## Data entries
※ ※ ※

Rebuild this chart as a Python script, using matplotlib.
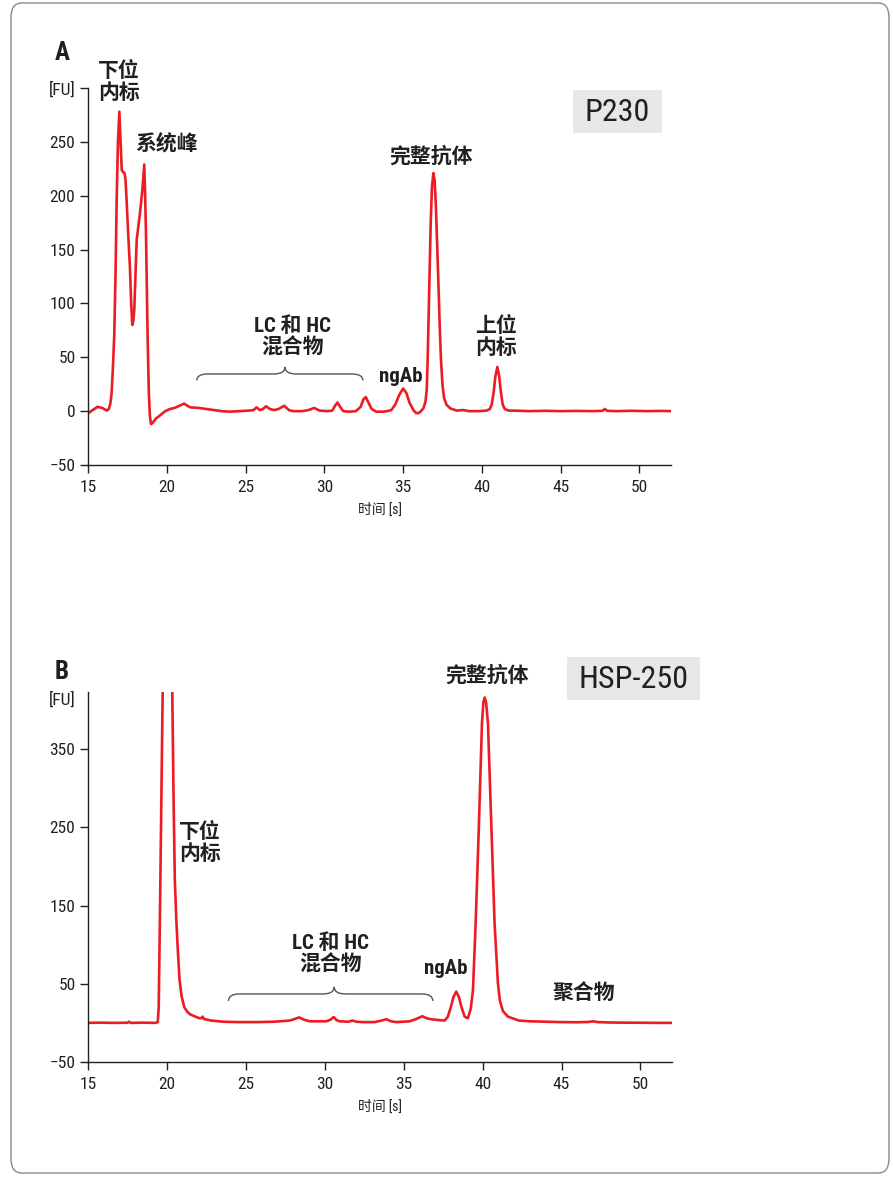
import matplotlib
matplotlib.use("Agg")
import matplotlib.pyplot as plt
from matplotlib.patches import FancyBboxPatch, PathPatch
from matplotlib.path import Path

# trace A (P230): migration time [s] and fluorescence [FU]
a_time = [15.0, 15.3, 15.6, 15.9, 16.2, 16.32, 16.42, 16.5, 16.58, 16.67,
          16.75, 16.82, 16.9, 16.99, 17.06, 17.14, 17.22, 17.32, 17.38, 17.45,
          17.55, 17.66, 17.74, 17.81, 17.88, 17.94, 18.02, 18.09, 18.2, 18.3,
          18.45, 18.57, 18.62, 18.68, 18.78, 18.86, 18.93, 19.0, 19.1, 19.3,
          19.57, 19.9, 20.2, 20.5, 20.8, 21.1, 21.3, 21.5, 22.0, 22.5,
          23.0, 23.5, 24.0, 24.6, 25.2, 25.5, 25.7, 25.9, 26.1, 26.3,
          26.55, 26.8, 27.1, 27.45, 27.75, 28.0, 28.6, 29.0, 29.35, 29.7,
          30.2, 30.5, 30.68, 30.83, 31.0, 31.2, 31.6, 32.0, 32.3, 32.48,
          32.63, 32.8, 33.0, 33.3, 33.7, 34.0, 34.25, 34.5, 34.75, 35.0,
          35.2, 35.4, 35.65, 35.8, 35.95, 36.1, 36.3, 36.42, 36.5, 36.56,
          36.62, 36.68, 36.75, 36.83, 36.92, 37.0, 37.08, 37.16, 37.24, 37.32,
          37.4, 37.5, 37.6, 37.75, 38.0, 38.4, 38.8, 39.2, 39.8, 40.3,
          40.5, 40.62, 40.75, 40.85, 40.98, 41.1, 41.2, 41.32, 41.45, 41.7,
          42.0, 43.0, 44.0, 45.0, 46.0, 47.0, 47.65, 47.8, 47.95, 48.5,
          49.5, 50.5, 51.5, 52.0]
a_fu = [-2, 1, 4, 3, 0.5, 2, 7, 17, 40, 72,
        130, 196, 250, 278, 252, 224, 222, 221, 215, 196,
        165, 134, 100, 80, 84, 95, 130, 159, 172, 184,
        205, 229, 205, 165, 72, 17, -5, -12, -11, -7,
        -4, 0, 2, 3, 5, 7, 5, 3.5, 3, 2,
        1, 0, -0.5, 0, 0.5, 1, 3.5, 1, 2, 4.5,
        2, 1, 2, 5, 1, 0, 0, 1, 3, 0.5,
        0, 0.5, 5, 8, 4, 0, -0.5, 0, 4, 11,
        13, 8, 2, -0.5, -0.5, 0, 1, 6, 15, 21,
        17, 8, 1, -1.5, -2, -0.5, 3, 9, 20, 50,
        90, 130, 175, 208, 221, 214, 190, 155, 118, 80,
        48, 24, 12, 6, 2.5, 0.5, 1, 0, 0, 0.5,
        2, 6, 18, 32, 41, 32, 18, 6, 2, 0.5,
        0.5, 0, 0.3, 0, 0.2, 0, 0.3, 2, 0.3, 0,
        0.3, 0, 0.2, 0]

# trace B (HSP-250)
b_time = [15.0, 15.8, 16.6, 17.5, 17.6, 17.7, 18.5, 19.3, 19.42, 19.48,
          19.56, 19.65, 19.73, 20.03, 20.34, 20.42, 20.5, 20.6, 20.68, 20.8,
          20.93, 21.1, 21.3, 21.46, 21.8, 22.05, 22.2, 22.26, 22.35, 22.8,
          23.56, 24.5, 25.68, 26.8, 27.78, 28.1, 28.37, 28.7, 29.05, 30.1,
          30.35, 30.57, 30.75, 30.95, 31.5, 31.75, 32.0, 32.4, 33.16, 33.6,
          33.9, 34.2, 34.54, 35.38, 35.8, 36.18, 36.45, 36.65, 37.0, 37.28,
          37.6, 37.8, 38.0, 38.15, 38.33, 38.5, 38.65, 38.86, 39.07, 39.25,
          39.39, 39.56, 39.77, 39.96, 40.05, 40.13, 40.22, 40.34, 40.55, 40.76,
          40.97, 41.1, 41.29, 41.6, 42.3, 43.0, 44.0, 45.0, 46.0, 46.7,
          47.0, 47.3, 48.0, 49.0, 50.0, 51.0, 52.0]
b_fu = [0, 0.3, 0, 0.2, 1.5, 0, 0.3, 0, 1, 20,
        140, 290, 421, 950, 421, 290, 183, 130, 97, 55,
        34, 20, 14, 11, 8, 6, 6, 8, 5, 3,
        1.5, 1, 1, 1.5, 3, 5, 7, 4, 2, 2,
        4, 7.5, 3.5, 2, 1.5, 3, 1.5, 1, 1, 3,
        4.7, 2, 1, 2, 5, 8.5, 6, 5, 4, 3.5,
        3, 8, 21, 33, 40, 33, 21, 8, 6, 18,
        42, 127, 255, 383, 410, 416, 410, 383, 255, 127,
        51, 28, 15, 8, 3, 2, 1.5, 1, 0.8, 1.2,
        2, 1, 0.5, 0.3, 0.2, 0, 0]

a_yticks = [-50, 0, 50, 100, 150, 200, 250, 300]
a_yticklabels = ["\u221250", "0", "50", "100", "150", "200", "250", "[FU]"]
b_yticks = [-50, 50, 150, 250, 350]
b_yticklabels = ["\u221250", "50", "150", "250", "350"]
xticks = [15, 20, 25, 30, 35, 40, 45, 50]

W, H = 893, 1177
RED = "#ec1c24"
INK = "#231f20"
NARROW = ["Roboto Condensed", "Sofia Sans Condensed", "Liberation Sans Narrow",
          "DejaVu Sans"]
CJK = ["Roboto Condensed", "Sofia Sans Condensed", "Liberation Sans Narrow",
       "Noto Sans CJK SC", "DejaVu Sans"]


def fx(x, y):
    return x / W, 1 - y / H


def brace(ax, x0, x1, xm, y_end, y_mid, y_tip, dx=0.7):
    verts = [(x0, y_end), (x0, y_mid), (x0 + dx, y_mid),
             (xm - dx, y_mid), (xm, y_mid), (xm, y_tip),
             (xm, y_mid), (xm + dx, y_mid),
             (x1 - dx, y_mid), (x1, y_mid), (x1, y_end)]
    codes = [Path.MOVETO, Path.CURVE3, Path.CURVE3,
             Path.LINETO, Path.CURVE3, Path.CURVE3,
             Path.CURVE3, Path.CURVE3,
             Path.LINETO, Path.CURVE3, Path.CURVE3]
    ax.add_patch(PathPatch(Path(verts, codes), fill=False, ec="#555555",
                           lw=1.0, clip_on=False))


def style(ax, yticks, ylabels, ylim):
    ax.set_xlim(15, 52)
    ax.set_ylim(*ylim)
    for s in ["top", "right"]:
        ax.spines[s].set_visible(False)
    for s in ["left", "bottom"]:
        ax.spines[s].set_linewidth(1.0)
        ax.spines[s].set_color(INK)
    ax.set_xticks(xticks)
    ax.set_yticks(yticks)
    ax.set_yticklabels(ylabels)
    ax.tick_params(axis="both", length=5.5, width=1.0, color=INK,
                   labelcolor=INK, labelsize=12.5)
    ax.tick_params(axis="x", pad=5)
    ax.tick_params(axis="y", pad=3.5)
    for lab in ax.get_xticklabels() + ax.get_yticklabels():
        lab.set_family(NARROW)
    ax.set_xlabel("时间 [s]", family=CJK, fontsize=10, color=INK, labelpad=6)
    ax.patch.set_alpha(0)


fig = plt.figure(figsize=(W / 100, H / 100), dpi=100)

frame = FancyBboxPatch((11 / W, 4 / H), 878 / W, 1170 / H,
                       boxstyle="round,pad=0,rounding_size=0.012",
                       transform=fig.transFigure, fill=False,
                       ec="#8a8a8a", lw=1.0)
fig.patches.append(frame)

# panel A
axA = fig.add_axes([88 / W, 1 - 465 / H, (671 - 88) / W, (465 - 88) / H])
axA.plot(a_time, a_fu, color=RED, lw=1.9)
style(axA, a_yticks, a_yticklabels, (-50, 300))
brace(axA, 21.9, 32.45, 27.5, 28.5, 34.5, 41)

# panel B
axB = fig.add_axes([88 / W, 1 - 1062 / H, (672 - 88) / W, (1062 - 692) / H])
axB.plot(b_time, b_fu, color=RED, lw=1.9)
style(axB, b_yticks, b_yticklabels, (-50, 423))
brace(axB, 23.9, 36.85, 30.6, 28, 37, 46)

bold = dict(family=CJK, fontweight="bold", color=INK, ha="center",
            va="center", fontsize=15, linespacing=1.1)

fig.text(*fx(62, 53), "A", family=NARROW, fontweight="bold", fontsize=18,
         color=INK, ha="center", va="center")
fig.text(*fx(62, 672), "B", family=NARROW, fontweight="bold", fontsize=18,
         color=INK, ha="center", va="center")
fig.text(*fx(62, 700), "[FU]", family=NARROW, fontsize=12.5, color=INK,
         ha="center", va="center")

fig.text(*fx(119, 82), "下位\n内标", **bold)
fig.text(*fx(167, 144), "系统峰", **bold)
fig.text(*fx(293, 337), "LC 和 HC\n混合物", **bold)
fig.text(*fx(401, 376), "ngAb", **bold)
fig.text(*fx(431, 156), "完整抗体", **bold)
fig.text(*fx(496, 337), "上位\n内标", **bold)

fig.text(*fx(200, 843), "下位\n内标", **bold)
fig.text(*fx(331, 954), "LC 和 HC\n混合物", **bold)
fig.text(*fx(446, 968), "ngAb", **bold)
fig.text(*fx(487, 675), "完整抗体", **bold)
fig.text(*fx(584, 993), "聚合物", **bold)

for (x0, y0, x1, y1, label) in [(573, 90, 662, 133, "P230"),
                                 (567, 657, 700, 700, "HSP-250")]:
    fig.patches.append(FancyBboxPatch((x0 / W, 1 - y1 / H), (x1 - x0) / W,
                                      (y1 - y0) / H, boxstyle="square,pad=0",
                                      transform=fig.transFigure,
                                      fc="#e6e7e8", ec="none"))
    fig.text(*fx((x0 + x1) / 2, (y0 + y1) / 2 + 1), label, family=NARROW,
             fontsize=23, color=INK, ha="center", va="center")

fig.savefig("out.png", dpi=100)
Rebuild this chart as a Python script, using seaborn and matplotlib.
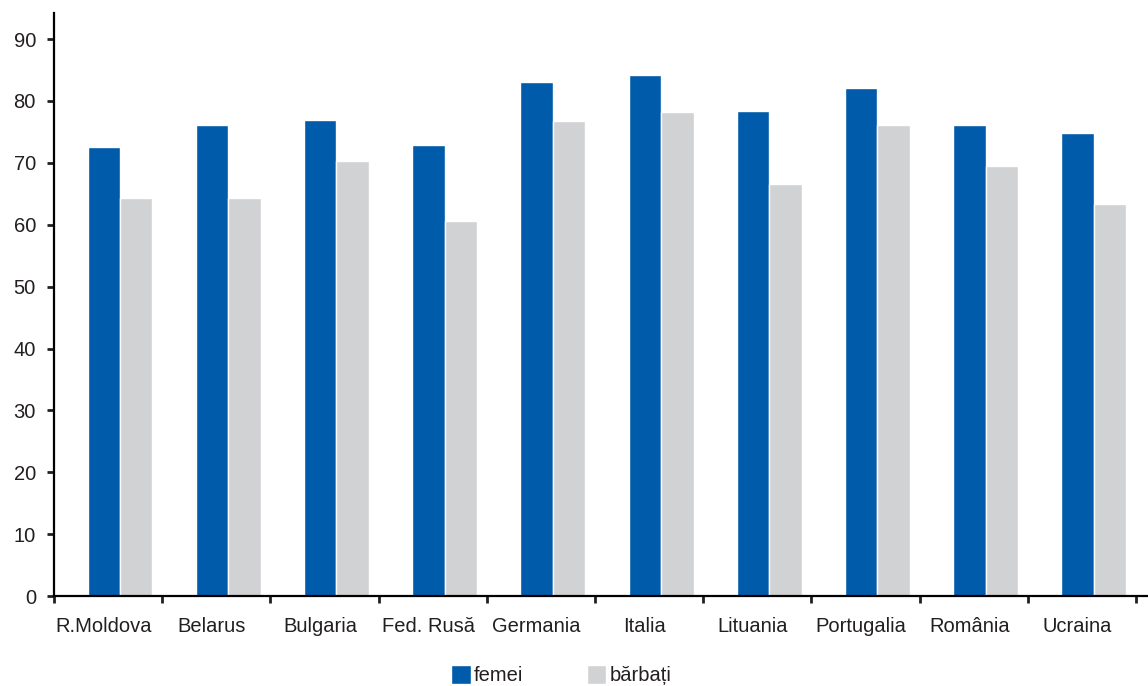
import matplotlib.pyplot as plt
import seaborn as sns
import pandas as pd
import numpy as np

# life expectancy by sex
countries = ["R.Moldova", "Belarus", "Bulgaria", "Fed. Rusă", "Germania",
             "Italia", "Lituania", "Portugalia", "România", "Ucraina"]
femei = [72.5, 76.1, 76.9, 72.9, 83.0, 84.2, 78.4, 82.1, 76.1, 74.8]
barbati = [64.3, 64.3, 70.3, 60.6, 76.7, 78.2, 66.6, 76.1, 69.5, 63.3]
series = ["femei", "bărbați"]
yticks = [0, 10, 20, 30, 40, 50, 60, 70, 80, 90]

df = pd.DataFrame({"tara": countries * 2,
                   "valoare": femei + barbati,
                   "sex": [series[0]] * len(countries) + [series[1]] * len(countries)})

sns.set_style("white")
plt.rcParams["font.family"] = ["Liberation Sans", "DejaVu Sans"]
text_col = "#231F20"

fig = plt.figure(figsize=(11.48, 6.86), dpi=100)
ax = fig.add_axes([0.047, 0.131, 0.953, 0.850])

sns.barplot(data=df, x="tara", y="valoare", hue="sex", order=countries,
            hue_order=series, palette=["#005BAA", "#D1D2D4"], width=0.6,
            edgecolor="white", linewidth=1, saturation=1, ax=ax)

# bars sit a little right of the category centre in the original
for p in ax.patches:
    p.set_x(p.get_x() + 0.11)

ax.set_xlim(-0.5, 9.61)
ax.set_ylim(0, 94.2)
ax.set_yticks(yticks)
ax.set_xlabel("")
ax.set_ylabel("")

for s in ["top", "right"]:
    ax.spines[s].set_visible(False)
for s in ["left", "bottom"]:
    ax.spines[s].set_color("black")
    ax.spines[s].set_linewidth(1.6)

ax.tick_params(axis="y", direction="out", length=5, width=2, color=text_col,
               labelsize=14.5, labelcolor=text_col, pad=8, left=True)
# labels sit slightly left of the category centre, ticks between categories
ax.set_xticks(np.arange(len(countries)) - 0.04, countries)
ax.tick_params(axis="x", which="major", length=0, labelsize=14.5,
               labelcolor=text_col, pad=15)
ax.set_xticks(np.arange(-0.5, len(countries)), minor=True)
ax.tick_params(axis="x", which="minor", direction="out", length=5, width=2,
               color=text_col, bottom=True)

handles, labels = ax.get_legend_handles_labels()
ax.legend_.remove()
fig.legend(handles, labels, loc="upper center", bbox_to_anchor=(0.489, 0.046),
           ncol=2, frameon=False, fontsize=14.5, handlelength=0.95,
           handleheight=1.1, handletextpad=0.15, columnspacing=3.2,
           borderpad=0, labelcolor=text_col)

fig.savefig("out.png", dpi=100)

※ ※ ※

## Directive
Repeat only what lies between the start of the data and the end of the line containing "from matplotlib.path import Path", exactly, with pictures left out.

## Written answer
Rebuild this chart as a Python script, using matplotlib.
import matplotlib
matplotlib.use("Agg")
import matplotlib.pyplot as plt
from matplotlib.patches import FancyBboxPatch, PathPatch
from matplotlib.path import Path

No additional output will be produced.